A federação arranca até ao fim do ano?
D.V.: É urgente. Senão continuamos sem voz. Na próxima semana vamos pedir audiências a diferentes instâncias, ao ministro, ao Presidente da República e à Provedoria da Justiça.

Não vão chegar palavras?

D.V.: A reformulação tem de ir para cima da mesa e é preciso que a legislação existente se cumpra e bem. Queremos concursos este ano e que se cumpra o contratualizado de uma forma mais ágil.

Sabiam-se instituições tão próximas?

E.S.: Estamos unidos pela mesma causa: continuar a existir. E não é só pelo trabalho que damos, mas pelas necessidades. Nestas associações não se trabalha só entre as 10h e as 18h30, reunimo-nos à hora de almoço e de jantar. Se tivéssemos de pagar horas extra...

D.V.: Imagine-se pagar horas pelas brigadas de rua nocturnas no centro histórico do Porto, junto de trabalhadores sexuais ou sem-abrigo. Poupamos muito dinheiro ao Estado e fazemos um trabalho que o Estado tem dificuldade em fazer pelas suas próprias estruturas. Sempre foi assim e, numa situação de cortes e racionalização, mais dificuldade haverá.

E..S.: Sentimos que não estamos a trabalhar com o Estado, estamos a trabalhar para o Estado.
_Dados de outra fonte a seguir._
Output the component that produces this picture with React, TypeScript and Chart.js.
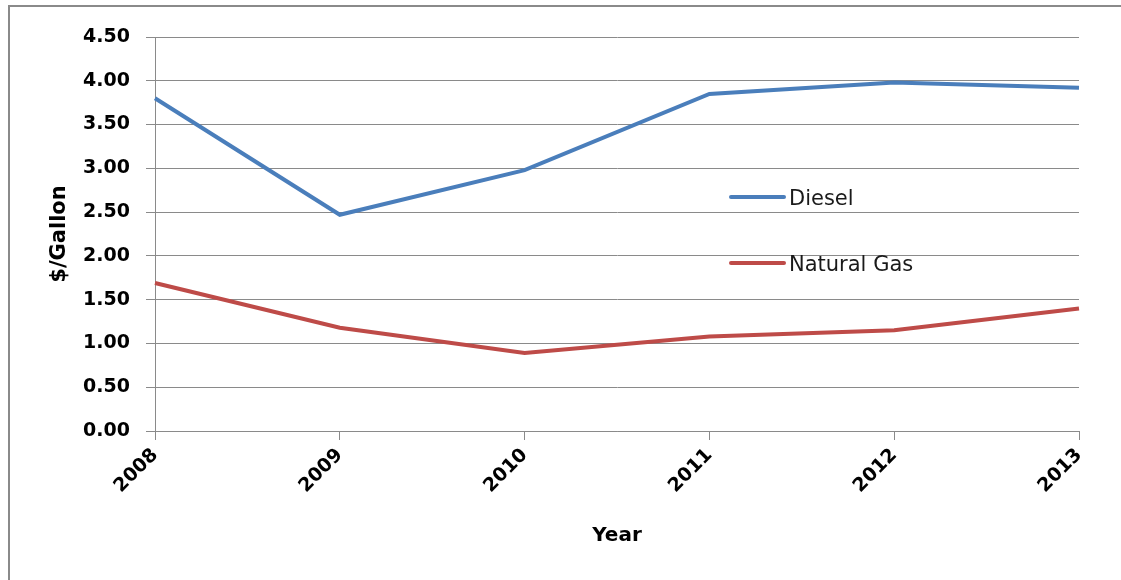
import React, { useEffect, useRef } from "react";
import { Chart, registerables } from "chart.js";

Chart.register(...registerables);

const years = ["2008", "2009", "2010", "2011", "2012", "2013"];
const diesel = [3.8, 2.47, 2.98, 3.85, 3.98, 3.92];
const naturalGas = [1.69, 1.18, 0.89, 1.08, 1.15, 1.4];
const seriesNames = ["Diesel", "Natural Gas"];
const seriesColors = ["#4A7EBB", "#BE4B48"];
const yAxisTitle = "$/Gallon";
const xAxisTitle = "Year";

const W = 1121;
const H = 580;

const framePlugin = {
  id: "frame",
  beforeDraw(chart: any) {
    const ctx = chart.ctx;
    ctx.save();
    ctx.fillStyle = "#ffffff";
    ctx.fillRect(0, 0, chart.width, chart.height);
    ctx.strokeStyle = "#8a8a8a";
    ctx.lineWidth = 2;
    ctx.beginPath();
    ctx.moveTo(9, chart.height);
    ctx.lineTo(9, 6);
    ctx.lineTo(chart.width, 6);
    ctx.stroke();
    ctx.restore();
  },
};

const legendPlugin = {
  id: "innerLegend",
  afterDatasetsDraw(chart: any) {
    const ctx = chart.ctx;
    const rows = [197, 263];
    ctx.save();
    chart.data.datasets.forEach((ds: any, i: number) => {
      const y = rows[i];
      ctx.strokeStyle = ds.borderColor;
      ctx.lineWidth = 4;
      ctx.lineCap = "round";
      ctx.beginPath();
      ctx.moveTo(731, y);
      ctx.lineTo(784, y);
      ctx.stroke();
      ctx.fillStyle = "#1a1a1a";
      ctx.font = "21px 'DejaVu Sans'";
      ctx.textAlign = "left";
      ctx.textBaseline = "alphabetic";
      ctx.fillText(ds.label, 789, y + 8);
    });
    ctx.restore();
  },
};

export default function App() {
  const ref = useRef<HTMLCanvasElement | null>(null);

  useEffect(() => {
    if (!ref.current) return;
    const chart = new Chart(ref.current, {
      type: "line",
      data: {
        labels: years,
        datasets: [
          {
            label: seriesNames[0],
            data: diesel,
            borderColor: seriesColors[0],
            backgroundColor: seriesColors[0],
            borderWidth: 4,
            pointRadius: 0,
            tension: 0,
          },
          {
            label: seriesNames[1],
            data: naturalGas,
            borderColor: seriesColors[1],
            backgroundColor: seriesColors[1],
            borderWidth: 4,
            pointRadius: 0,
            tension: 0,
          },
        ],
      },
      options: {
        responsive: false,
        animation: false,
        devicePixelRatio: 1,
        layout: { padding: { left: 47, top: 37, right: 42, bottom: 32 } },
        plugins: {
          legend: { display: false },
          tooltip: { enabled: false },
        },
        scales: {
          x: {
            offset: false,
            afterFit(scale: any) {
              scale.height = 117;
            },
            grid: {
              drawOnChartArea: false,
              drawTicks: true,
              tickLength: 9,
              color: "#8a8a8a",
            },
            border: { color: "#8a8a8a", width: 1 },
            ticks: {
              minRotation: 45,
              maxRotation: 45,
              autoSkip: false,
              padding: 4,
              color: "#000000",
              font: { family: "'DejaVu Sans'", size: 19, weight: "bold" },
            },
            title: {
              display: true,
              text: xAxisTitle,
              color: "#000000",
              padding: { top: 0, bottom: 0 },
              font: { family: "'DejaVu Sans'", size: 20, weight: "bold" },
            },
          },
          y: {
            min: 0,
            max: 4.5,
            afterFit(scale: any) {
              scale.width = 108;
            },
            grid: {
              drawOnChartArea: true,
              drawTicks: true,
              tickLength: 9,
              color: "#8a8a8a",
            },
            border: { color: "#8a8a8a", width: 1 },
            ticks: {
              stepSize: 0.5,
              padding: 16,
              color: "#000000",
              font: { family: "'DejaVu Sans'", size: 19, weight: "bold" },
              callback: (v: any) => Number(v).toFixed(2),
            },
            title: {
              display: true,
              text: yAxisTitle,
              color: "#000000",
              padding: { top: 0, bottom: 0 },
              font: { family: "'DejaVu Sans'", size: 21, weight: "bold" },
            },
          },
        },
      },
      plugins: [framePlugin, legendPlugin],
    });
    return () => chart.destroy();
  }, []);

  return (
    <div style={{ position: "fixed", left: 0, top: 0, width: W, height: H }}>
      <canvas ref={ref} width={W} height={H} style={{ display: "block", width: W, height: H }} />
    </div>
  );
}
É importamos uma articulação efectiva. Não estamos em altura de virar as costas.

Mas há uma noção do que representam como um todo?

D.V.: Nem as instituições conhecem bem o trabalho global. Uma das prioridades da federação será um levantamento rigoroso de quem somos, do que fazemos, de quantos voluntários mobilizamos.

Pode ser uma lacuna quando está em causa defender um orçamento...

D.V.: Por isso não pretendemos dizer ao MS que queremos tanto. Aquilo de que precisamos representa muito pouco no orçamento da saúde. Não haver dinheiro é uma questão de reflexão e escolha política. O encontro surge em Junho para ver se conseguimos que até ao final abram concursos. Cada ano se define o tecto de financiamento para os concursos. Que eu saiba não há tecto nenhum definido.

Foi o primeiro passo estratégico da futura federação?

D.V.: Se não for assim, para o ano é zero. A saúde são várias partes e há uma parte que está prestes a desaparecer. É pequenina em relação às outras, mas cumpre um papel importante e está em risco de desaparecer.